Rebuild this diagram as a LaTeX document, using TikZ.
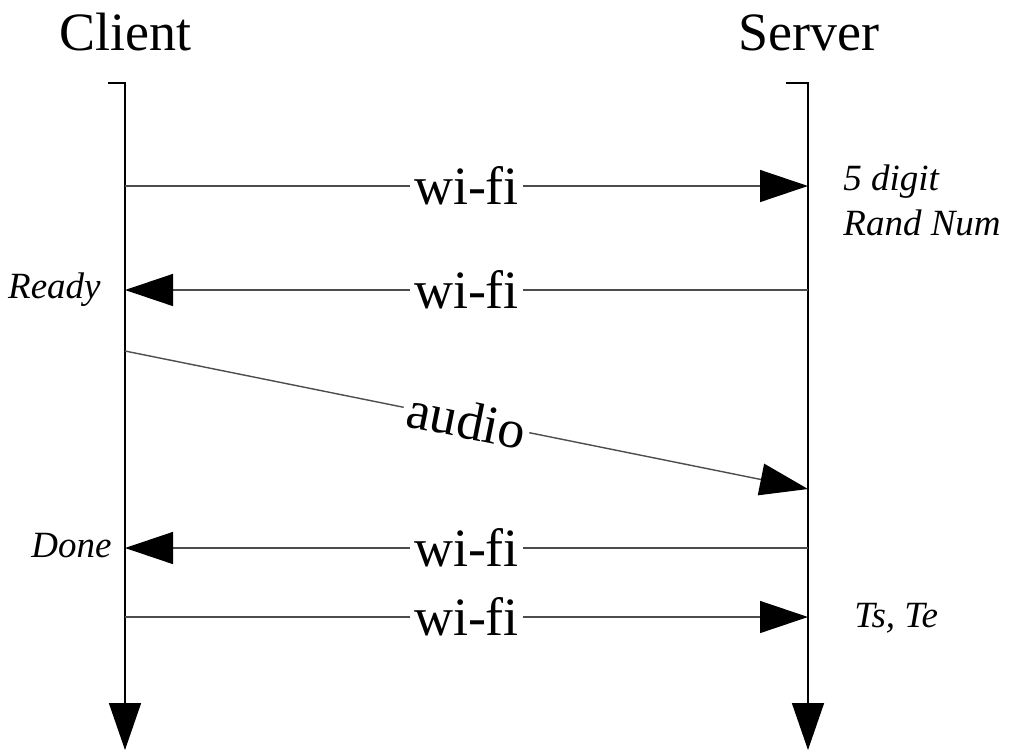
\documentclass[tikz,border=0pt]{standalone}
\usepackage{fontspec}
\setmainfont{Liberation Serif}
\usetikzlibrary{arrows.meta}
\definecolor{ink}{HTML}{000000}
\definecolor{wire}{HTML}{4D4D4D}
\tikzset{
  actor/.style={font=\fontsize{27}{30}\selectfont,anchor=base,inner sep=0pt},
  lifeline/.style={draw=ink,line width=0.8pt,-{Triangle[length=23.5pt,width=16pt]}},
  msg/.style={draw=wire,line width=0.7pt,-{Triangle[length=24pt,width=16pt,color=ink]}},
  chan/.style={fill=white,font=\fontsize{27}{30}\selectfont,inner sep=2pt},
  note/.style={font=\fontsize{18.5}{22.5}\selectfont\itshape,inner sep=0pt,align=left},
}

\begin{document}
\begin{tikzpicture}[x=0.5pt,y=-0.5pt]
    \useasboundingbox (0,0) rectangle (1009,751);
    % the two parties
    \node[actor] (client) at (125,50) {Client};
    \node[actor] (server) at (809,50) {Server};
    \coordinate (cTick) at (108,83);
    \coordinate (cTop) at (125,83);
    \coordinate (cEnd) at (125,750);
    \coordinate (sTick) at (786,83);
    \coordinate (sTop) at (808,83);
    \coordinate (sEnd) at (808,750);
    \draw[lifeline] (cTick) -- (cTop) -- (cEnd);
    \draw[lifeline] (sTick) -- (sTop) -- (sEnd);
    % message ends on each lifeline
    \coordinate (c1) at (125,186);  \coordinate (s1) at (808,186);
    \coordinate (c2) at (125,290);  \coordinate (s2) at (808,290);
    \coordinate (c3) at (125,351);  \coordinate (s3) at (808,489);
    \coordinate (c4) at (125,548);  \coordinate (s4) at (808,548);
    \coordinate (c5) at (125,617);  \coordinate (s5) at (808,617);
    \draw[msg] (c1) -- node[chan] (m1) {wi-fi} (s1);
    \draw[msg] (s2) -- node[chan] (m2) {wi-fi} (c2);
    \draw[msg] (c3) -- node[chan,sloped] (m3) {audio} (s3);
    \draw[msg] (s4) -- node[chan] (m4) {wi-fi} (c4);
    \draw[msg] (c5) -- node[chan] (m5) {wi-fi} (s5);
    % side notes
    \node[note,anchor=north west] (rnd) at (843,164) {5 digit\\Rand Num};
    \node[note,anchor=east] (ready) at (101,290) {Ready};
    \node[note,anchor=east] (done) at (112,546) {Done};
    \node[note,anchor=west] (ts) at (854,618) {Ts,\ Te};
  \end{tikzpicture}
\end{document}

————

Given request
The material above holds pictures; copy everything else in it exactly.

Response to this task
Rebuild this diagram as a LaTeX document, using TikZ.
\documentclass[tikz,border=0pt]{standalone}
\usepackage{fontspec}
\setmainfont{Liberation Serif}
\usetikzlibrary{arrows.meta}
\definecolor{ink}{HTML}{000000}
\definecolor{wire}{HTML}{4D4D4D}
\tikzset{
  actor/.style={font=\fontsize{27}{30}\selectfont,anchor=base,inner sep=0pt},
  lifeline/.style={draw=ink,line width=0.8pt,-{Triangle[length=23.5pt,width=16pt]}},
  msg/.style={draw=wire,line width=0.7pt,-{Triangle[length=24pt,width=16pt,color=ink]}},
  chan/.style={fill=white,font=\fontsize{27}{30}\selectfont,inner sep=2pt},
  note/.style={font=\fontsize{18.5}{22.5}\selectfont\itshape,inner sep=0pt,align=left},
}

\begin{document}
\begin{tikzpicture}[x=0.5pt,y=-0.5pt]
    \useasboundingbox (0,0) rectangle (1009,751);
    % the two parties
    \node[actor] (client) at (125,50) {Client};
    \node[actor] (server) at (809,50) {Server};
    \coordinate (cTick) at (108,83);
    \coordinate (cTop) at (125,83);
    \coordinate (cEnd) at (125,750);
    \coordinate (sTick) at (786,83);
    \coordinate (sTop) at (808,83);
    \coordinate (sEnd) at (808,750);
    \draw[lifeline] (cTick) -- (cTop) -- (cEnd);
    \draw[lifeline] (sTick) -- (sTop) -- (sEnd);
    % message ends on each lifeline
    \coordinate (c1) at (125,186);  \coordinate (s1) at (808,186);
    \coordinate (c2) at (125,290);  \coordinate (s2) at (808,290);
    \coordinate (c3) at (125,351);  \coordinate (s3) at (808,489);
    \coordinate (c4) at (125,548);  \coordinate (s4) at (808,548);
    \coordinate (c5) at (125,617);  \coordinate (s5) at (808,617);
    \draw[msg] (c1) -- node[chan] (m1) {wi-fi} (s1);
    \draw[msg] (s2) -- node[chan] (m2) {wi-fi} (c2);
    \draw[msg] (c3) -- node[chan,sloped] (m3) {audio} (s3);
    \draw[msg] (s4) -- node[chan] (m4) {wi-fi} (c4);
    \draw[msg] (c5) -- node[chan] (m5) {wi-fi} (s5);
    % side notes
    \node[note,anchor=north west] (rnd) at (843,164) {5 digit\\Rand Num};
    \node[note,anchor=east] (ready) at (101,290) {Ready};
    \node[note,anchor=east] (done) at (112,546) {Done};
    \node[note,anchor=west] (ts) at (854,618) {Ts,\ Te};
  \end{tikzpicture}
\end{document}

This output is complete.